# Stated task
Look through the data below and extract, unchanged, the lines from the one that contains "The picture is" to the one that contains "yscale = alt.Scale(domain=[1, 5], nice=False, zero=False)", both included.

Source code of charts
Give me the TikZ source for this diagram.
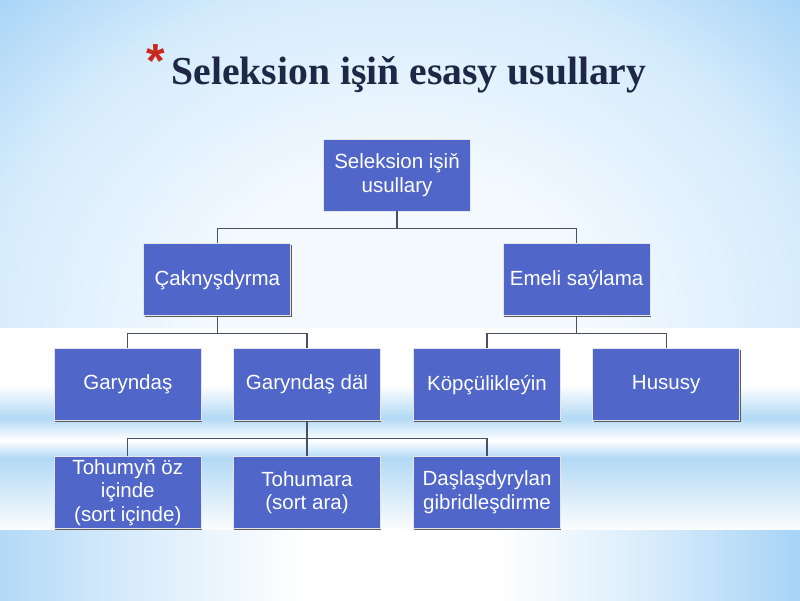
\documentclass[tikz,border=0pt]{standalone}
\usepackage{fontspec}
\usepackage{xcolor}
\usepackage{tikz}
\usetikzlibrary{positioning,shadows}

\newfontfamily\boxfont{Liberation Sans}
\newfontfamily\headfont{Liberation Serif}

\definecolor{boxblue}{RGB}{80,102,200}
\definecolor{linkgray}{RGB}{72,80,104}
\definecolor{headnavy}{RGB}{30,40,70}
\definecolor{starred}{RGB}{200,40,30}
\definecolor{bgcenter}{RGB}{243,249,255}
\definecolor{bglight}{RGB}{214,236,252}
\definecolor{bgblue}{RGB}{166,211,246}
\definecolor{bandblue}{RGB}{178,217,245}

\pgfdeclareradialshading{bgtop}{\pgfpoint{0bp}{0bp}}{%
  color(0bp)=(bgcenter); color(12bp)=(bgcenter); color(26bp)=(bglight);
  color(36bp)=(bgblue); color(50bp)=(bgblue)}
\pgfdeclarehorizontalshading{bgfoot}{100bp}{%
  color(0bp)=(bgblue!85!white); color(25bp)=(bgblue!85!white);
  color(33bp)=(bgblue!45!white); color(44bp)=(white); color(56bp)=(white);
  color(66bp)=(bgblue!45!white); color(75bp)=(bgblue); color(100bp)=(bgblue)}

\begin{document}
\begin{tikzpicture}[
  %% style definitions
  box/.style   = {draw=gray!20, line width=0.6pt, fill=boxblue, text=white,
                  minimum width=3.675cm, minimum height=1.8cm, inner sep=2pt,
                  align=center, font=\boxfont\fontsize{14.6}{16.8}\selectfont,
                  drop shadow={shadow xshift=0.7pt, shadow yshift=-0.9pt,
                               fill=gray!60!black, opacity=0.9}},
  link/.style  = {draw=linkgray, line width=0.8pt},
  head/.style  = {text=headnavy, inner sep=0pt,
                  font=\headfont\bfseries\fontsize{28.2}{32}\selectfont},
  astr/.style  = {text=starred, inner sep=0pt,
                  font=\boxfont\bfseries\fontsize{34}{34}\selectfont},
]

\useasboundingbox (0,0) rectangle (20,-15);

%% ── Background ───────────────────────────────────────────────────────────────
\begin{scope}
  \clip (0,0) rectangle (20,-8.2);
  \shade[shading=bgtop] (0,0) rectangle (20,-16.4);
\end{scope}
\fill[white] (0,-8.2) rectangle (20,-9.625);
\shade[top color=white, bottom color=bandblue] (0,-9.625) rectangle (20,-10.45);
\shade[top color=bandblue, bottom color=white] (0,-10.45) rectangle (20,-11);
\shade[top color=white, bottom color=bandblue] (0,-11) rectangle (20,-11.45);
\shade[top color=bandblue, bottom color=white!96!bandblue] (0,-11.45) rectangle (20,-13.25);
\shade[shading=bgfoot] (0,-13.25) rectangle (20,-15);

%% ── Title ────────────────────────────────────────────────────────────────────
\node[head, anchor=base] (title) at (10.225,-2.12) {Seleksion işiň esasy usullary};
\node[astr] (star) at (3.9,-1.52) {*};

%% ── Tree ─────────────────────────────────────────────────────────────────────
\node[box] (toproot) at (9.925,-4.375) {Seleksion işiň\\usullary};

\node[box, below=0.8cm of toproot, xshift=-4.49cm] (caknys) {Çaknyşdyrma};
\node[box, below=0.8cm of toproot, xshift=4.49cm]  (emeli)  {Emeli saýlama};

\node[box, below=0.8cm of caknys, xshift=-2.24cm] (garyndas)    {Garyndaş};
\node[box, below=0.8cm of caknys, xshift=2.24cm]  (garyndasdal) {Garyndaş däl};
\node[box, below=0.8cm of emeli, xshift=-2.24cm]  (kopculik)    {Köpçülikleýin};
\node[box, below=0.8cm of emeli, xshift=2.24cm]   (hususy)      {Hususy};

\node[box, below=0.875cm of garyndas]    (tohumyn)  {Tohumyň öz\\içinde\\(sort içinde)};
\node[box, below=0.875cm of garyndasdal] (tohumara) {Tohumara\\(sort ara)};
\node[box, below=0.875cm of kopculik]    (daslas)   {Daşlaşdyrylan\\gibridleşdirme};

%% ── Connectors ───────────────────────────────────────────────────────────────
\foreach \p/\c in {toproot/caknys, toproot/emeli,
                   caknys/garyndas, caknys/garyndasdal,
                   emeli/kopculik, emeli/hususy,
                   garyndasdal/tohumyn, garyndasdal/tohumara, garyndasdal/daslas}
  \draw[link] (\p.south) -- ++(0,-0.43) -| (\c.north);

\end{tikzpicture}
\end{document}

...

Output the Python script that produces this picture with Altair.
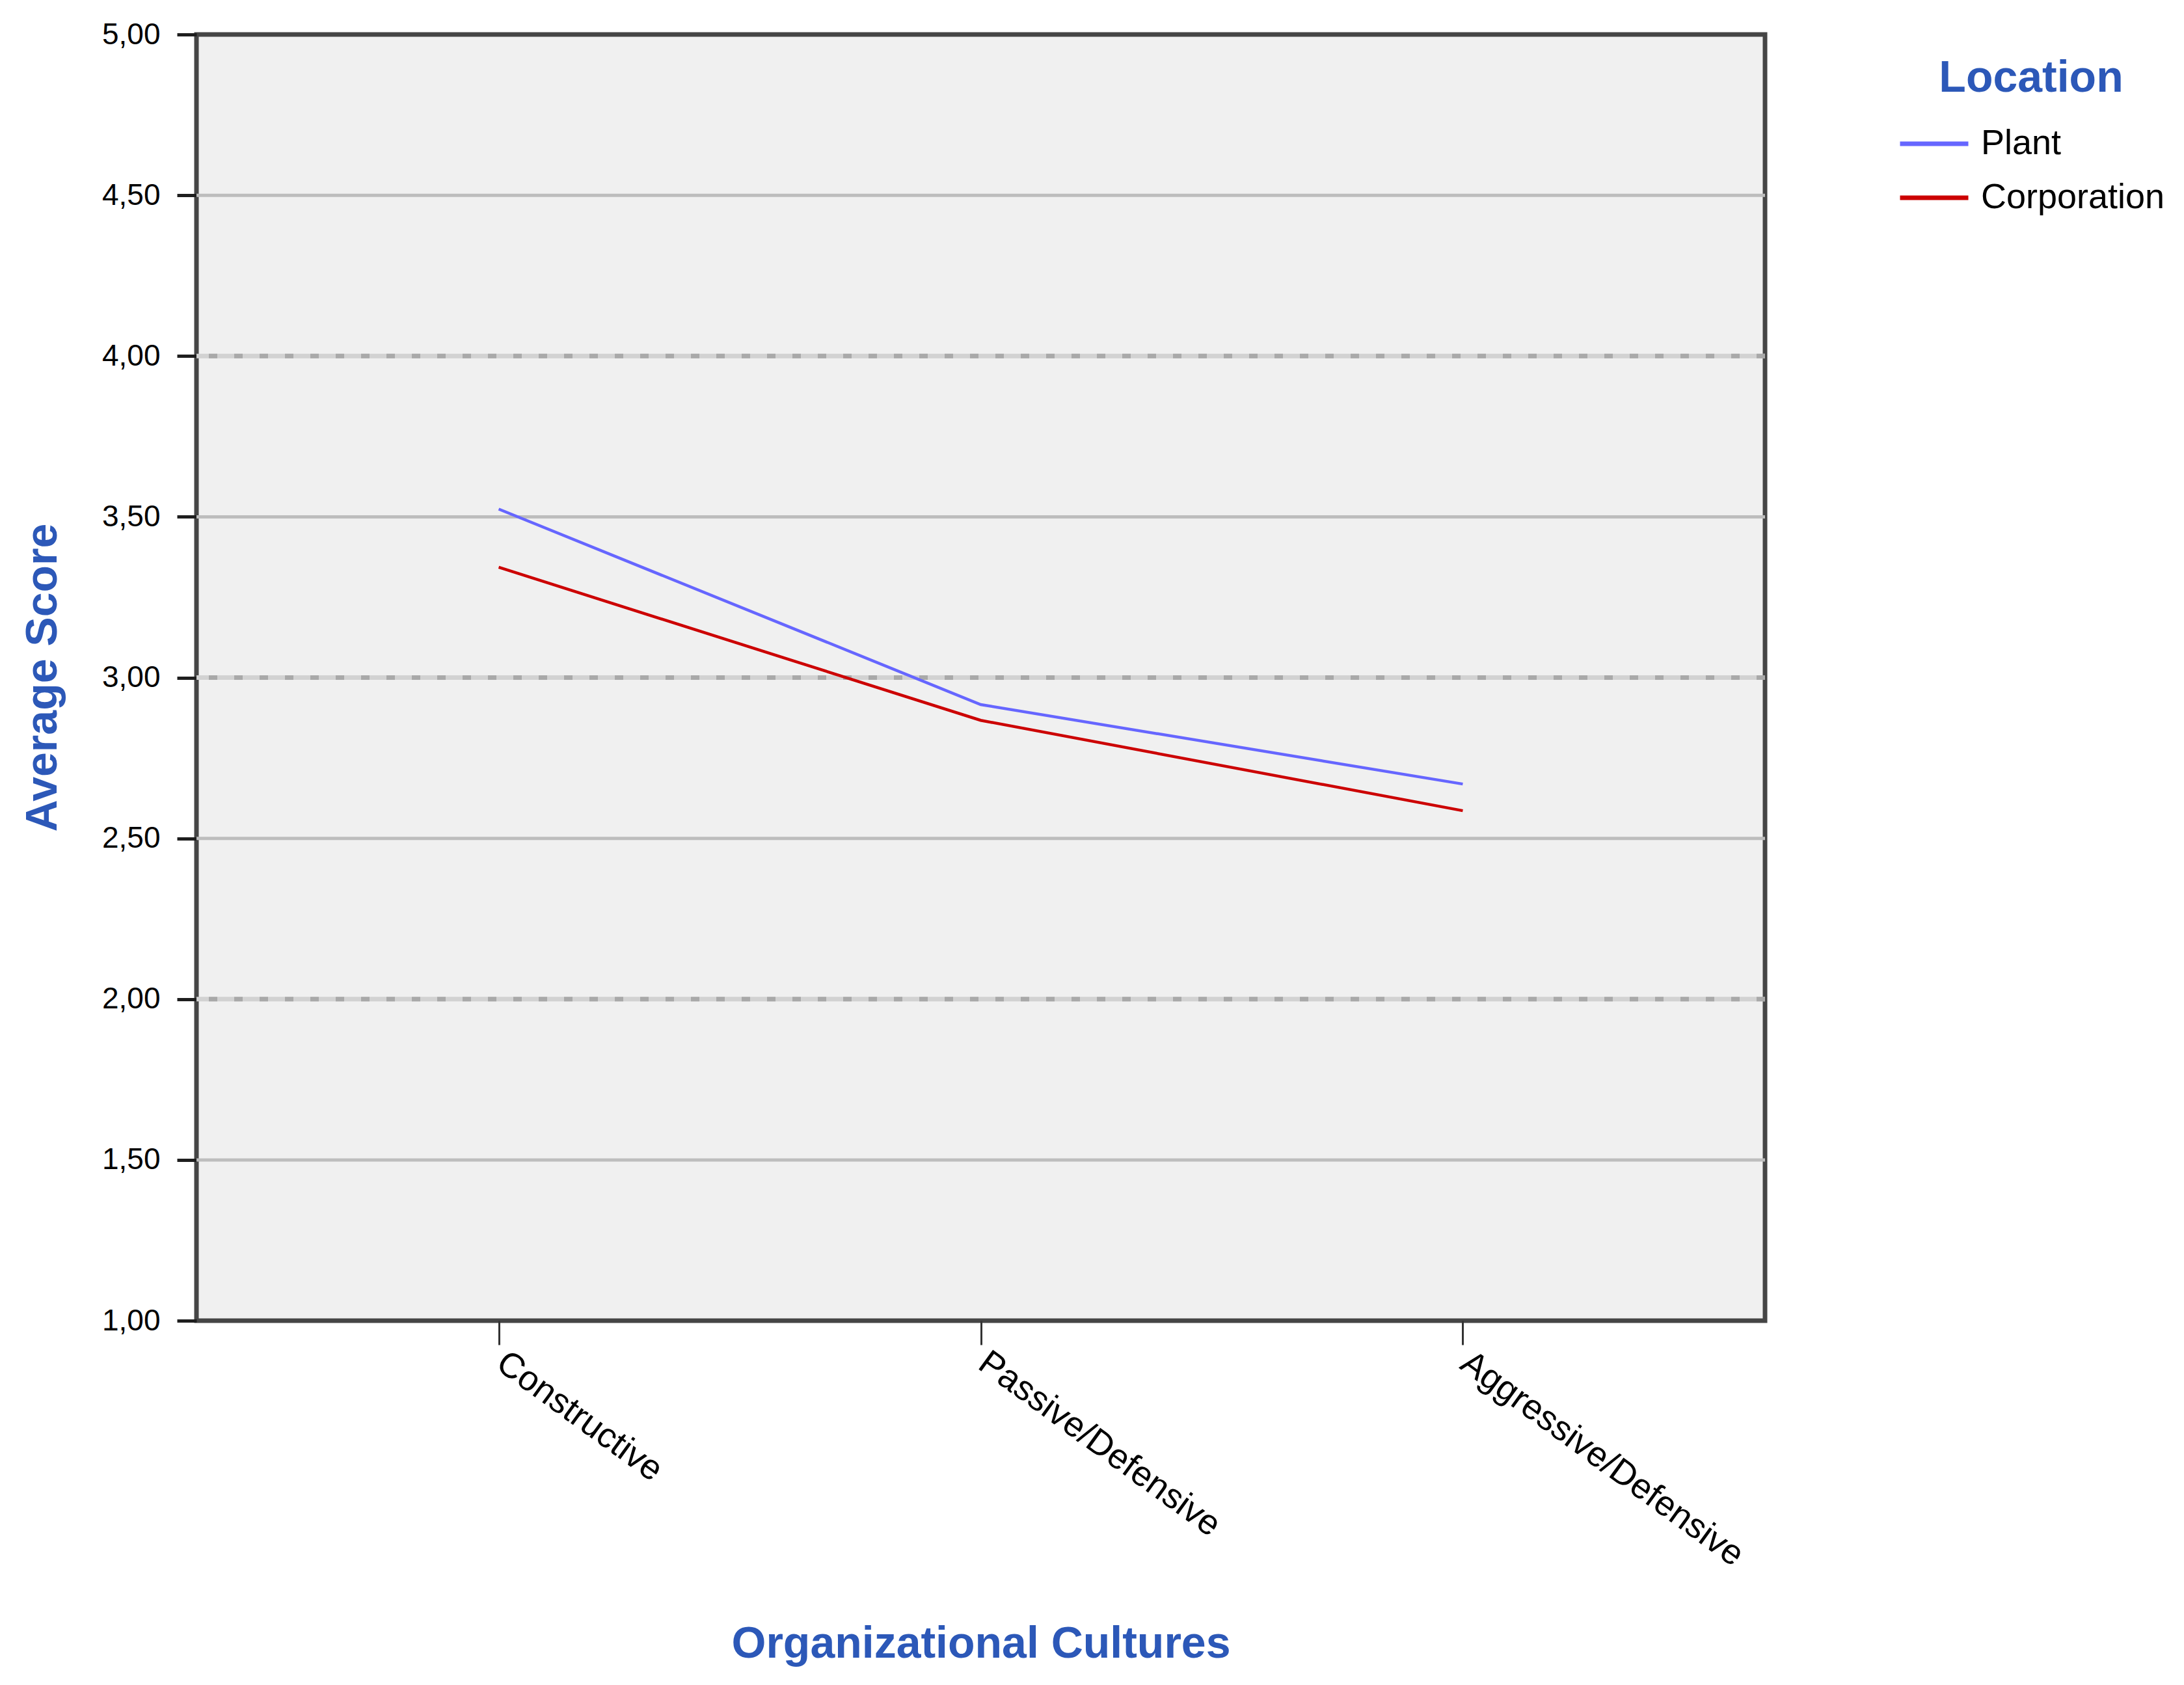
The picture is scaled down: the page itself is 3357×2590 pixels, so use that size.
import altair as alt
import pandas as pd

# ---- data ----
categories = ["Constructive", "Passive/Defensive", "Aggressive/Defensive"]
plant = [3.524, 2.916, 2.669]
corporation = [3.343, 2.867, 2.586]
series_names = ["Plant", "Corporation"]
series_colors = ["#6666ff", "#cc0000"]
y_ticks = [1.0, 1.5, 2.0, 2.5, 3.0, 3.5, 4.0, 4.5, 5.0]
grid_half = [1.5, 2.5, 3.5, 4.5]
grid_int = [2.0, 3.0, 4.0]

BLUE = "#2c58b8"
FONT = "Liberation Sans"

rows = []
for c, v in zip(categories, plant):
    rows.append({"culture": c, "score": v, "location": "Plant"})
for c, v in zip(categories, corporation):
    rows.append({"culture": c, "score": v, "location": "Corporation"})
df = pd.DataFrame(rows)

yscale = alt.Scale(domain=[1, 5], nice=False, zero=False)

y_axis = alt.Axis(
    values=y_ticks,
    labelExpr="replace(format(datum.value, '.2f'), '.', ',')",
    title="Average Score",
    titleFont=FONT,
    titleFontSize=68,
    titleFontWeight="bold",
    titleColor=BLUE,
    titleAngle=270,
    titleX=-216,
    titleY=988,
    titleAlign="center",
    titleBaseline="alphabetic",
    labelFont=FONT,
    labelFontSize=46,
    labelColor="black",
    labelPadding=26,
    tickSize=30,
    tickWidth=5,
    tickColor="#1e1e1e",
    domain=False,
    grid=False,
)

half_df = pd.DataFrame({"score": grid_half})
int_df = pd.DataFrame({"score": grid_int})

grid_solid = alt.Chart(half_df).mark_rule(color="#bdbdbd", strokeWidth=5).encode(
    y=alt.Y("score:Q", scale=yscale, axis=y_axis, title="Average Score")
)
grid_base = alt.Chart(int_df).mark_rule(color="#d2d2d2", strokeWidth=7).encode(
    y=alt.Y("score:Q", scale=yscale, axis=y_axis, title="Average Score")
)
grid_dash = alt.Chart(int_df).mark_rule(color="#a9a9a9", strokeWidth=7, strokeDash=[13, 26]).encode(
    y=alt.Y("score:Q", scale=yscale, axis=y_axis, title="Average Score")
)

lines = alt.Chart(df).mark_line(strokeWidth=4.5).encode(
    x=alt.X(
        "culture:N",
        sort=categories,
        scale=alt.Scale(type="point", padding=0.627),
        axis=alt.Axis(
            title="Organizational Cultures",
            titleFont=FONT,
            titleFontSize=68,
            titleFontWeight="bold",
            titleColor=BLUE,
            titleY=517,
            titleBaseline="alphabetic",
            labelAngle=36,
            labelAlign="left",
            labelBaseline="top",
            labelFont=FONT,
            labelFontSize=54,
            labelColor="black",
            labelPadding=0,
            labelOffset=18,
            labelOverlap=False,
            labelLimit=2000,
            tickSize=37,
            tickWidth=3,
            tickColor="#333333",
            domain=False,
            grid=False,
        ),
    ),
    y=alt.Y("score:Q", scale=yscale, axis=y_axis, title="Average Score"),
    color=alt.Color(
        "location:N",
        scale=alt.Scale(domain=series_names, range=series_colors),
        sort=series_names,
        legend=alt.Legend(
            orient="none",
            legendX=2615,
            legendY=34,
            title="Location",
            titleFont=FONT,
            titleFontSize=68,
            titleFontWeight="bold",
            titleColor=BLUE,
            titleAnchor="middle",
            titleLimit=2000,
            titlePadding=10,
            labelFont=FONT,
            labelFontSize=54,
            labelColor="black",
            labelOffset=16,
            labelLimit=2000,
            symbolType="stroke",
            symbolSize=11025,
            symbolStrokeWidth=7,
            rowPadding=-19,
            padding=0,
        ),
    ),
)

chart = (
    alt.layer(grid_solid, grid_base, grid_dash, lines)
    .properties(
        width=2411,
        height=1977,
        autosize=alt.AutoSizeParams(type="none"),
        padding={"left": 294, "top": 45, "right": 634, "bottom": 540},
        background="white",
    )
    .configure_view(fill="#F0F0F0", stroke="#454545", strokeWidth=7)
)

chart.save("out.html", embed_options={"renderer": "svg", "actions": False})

...

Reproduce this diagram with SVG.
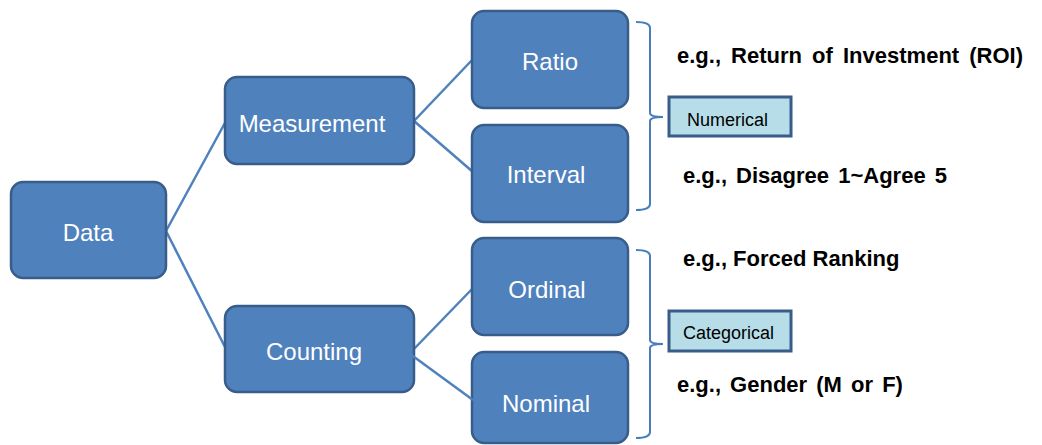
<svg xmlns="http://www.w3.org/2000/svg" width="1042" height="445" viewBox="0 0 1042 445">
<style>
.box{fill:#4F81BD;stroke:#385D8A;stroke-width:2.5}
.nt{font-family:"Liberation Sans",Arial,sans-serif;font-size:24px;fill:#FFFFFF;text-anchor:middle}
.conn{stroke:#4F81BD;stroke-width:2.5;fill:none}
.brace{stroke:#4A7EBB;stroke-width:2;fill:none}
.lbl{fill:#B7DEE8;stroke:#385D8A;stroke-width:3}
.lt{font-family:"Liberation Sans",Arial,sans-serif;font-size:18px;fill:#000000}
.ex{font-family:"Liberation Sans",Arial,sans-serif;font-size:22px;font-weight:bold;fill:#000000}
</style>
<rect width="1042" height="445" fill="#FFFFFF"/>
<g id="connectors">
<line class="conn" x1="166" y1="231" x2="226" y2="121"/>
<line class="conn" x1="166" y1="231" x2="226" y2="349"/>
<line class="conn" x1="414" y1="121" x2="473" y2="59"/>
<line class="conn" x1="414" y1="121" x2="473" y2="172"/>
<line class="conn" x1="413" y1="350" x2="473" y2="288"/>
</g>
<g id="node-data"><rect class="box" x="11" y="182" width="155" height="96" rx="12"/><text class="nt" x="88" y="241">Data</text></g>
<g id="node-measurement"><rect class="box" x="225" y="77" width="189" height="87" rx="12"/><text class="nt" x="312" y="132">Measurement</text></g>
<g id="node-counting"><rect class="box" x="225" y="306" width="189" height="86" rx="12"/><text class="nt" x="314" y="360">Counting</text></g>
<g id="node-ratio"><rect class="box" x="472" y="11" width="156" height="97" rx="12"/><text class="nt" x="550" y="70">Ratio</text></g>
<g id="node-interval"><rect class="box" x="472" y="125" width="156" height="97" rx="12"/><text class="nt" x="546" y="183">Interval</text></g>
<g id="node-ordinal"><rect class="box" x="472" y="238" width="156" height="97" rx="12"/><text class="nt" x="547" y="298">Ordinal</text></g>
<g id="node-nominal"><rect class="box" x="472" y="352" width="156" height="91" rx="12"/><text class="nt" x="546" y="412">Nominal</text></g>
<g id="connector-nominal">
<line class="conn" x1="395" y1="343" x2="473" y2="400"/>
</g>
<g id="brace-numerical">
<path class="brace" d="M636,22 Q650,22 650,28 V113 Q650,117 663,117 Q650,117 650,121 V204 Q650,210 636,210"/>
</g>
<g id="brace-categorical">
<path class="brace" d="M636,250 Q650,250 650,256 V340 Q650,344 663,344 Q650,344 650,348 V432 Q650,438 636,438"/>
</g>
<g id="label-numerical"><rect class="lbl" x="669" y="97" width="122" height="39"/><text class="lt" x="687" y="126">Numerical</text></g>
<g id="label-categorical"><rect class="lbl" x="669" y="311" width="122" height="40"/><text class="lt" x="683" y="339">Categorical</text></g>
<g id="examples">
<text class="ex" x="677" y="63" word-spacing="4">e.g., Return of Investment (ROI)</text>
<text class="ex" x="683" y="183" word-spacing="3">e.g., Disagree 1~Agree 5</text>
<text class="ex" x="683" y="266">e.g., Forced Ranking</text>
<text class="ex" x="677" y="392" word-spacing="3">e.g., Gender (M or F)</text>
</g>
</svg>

# Expected answer
The picture is scaled down: the page itself is 3357×2590 pixels, so use that size.
import altair as alt
import pandas as pd

# ---- data ----
categories = ["Constructive", "Passive/Defensive", "Aggressive/Defensive"]
plant = [3.524, 2.916, 2.669]
corporation = [3.343, 2.867, 2.586]
series_names = ["Plant", "Corporation"]
series_colors = ["#6666ff", "#cc0000"]
y_ticks = [1.0, 1.5, 2.0, 2.5, 3.0, 3.5, 4.0, 4.5, 5.0]
grid_half = [1.5, 2.5, 3.5, 4.5]
grid_int = [2.0, 3.0, 4.0]

BLUE = "#2c58b8"
FONT = "Liberation Sans"

rows = []
for c, v in zip(categories, plant):
    rows.append({"culture": c, "score": v, "location": "Plant"})
for c, v in zip(categories, corporation):
    rows.append({"culture": c, "score": v, "location": "Corporation"})
df = pd.DataFrame(rows)

yscale = alt.Scale(domain=[1, 5], nice=False, zero=False)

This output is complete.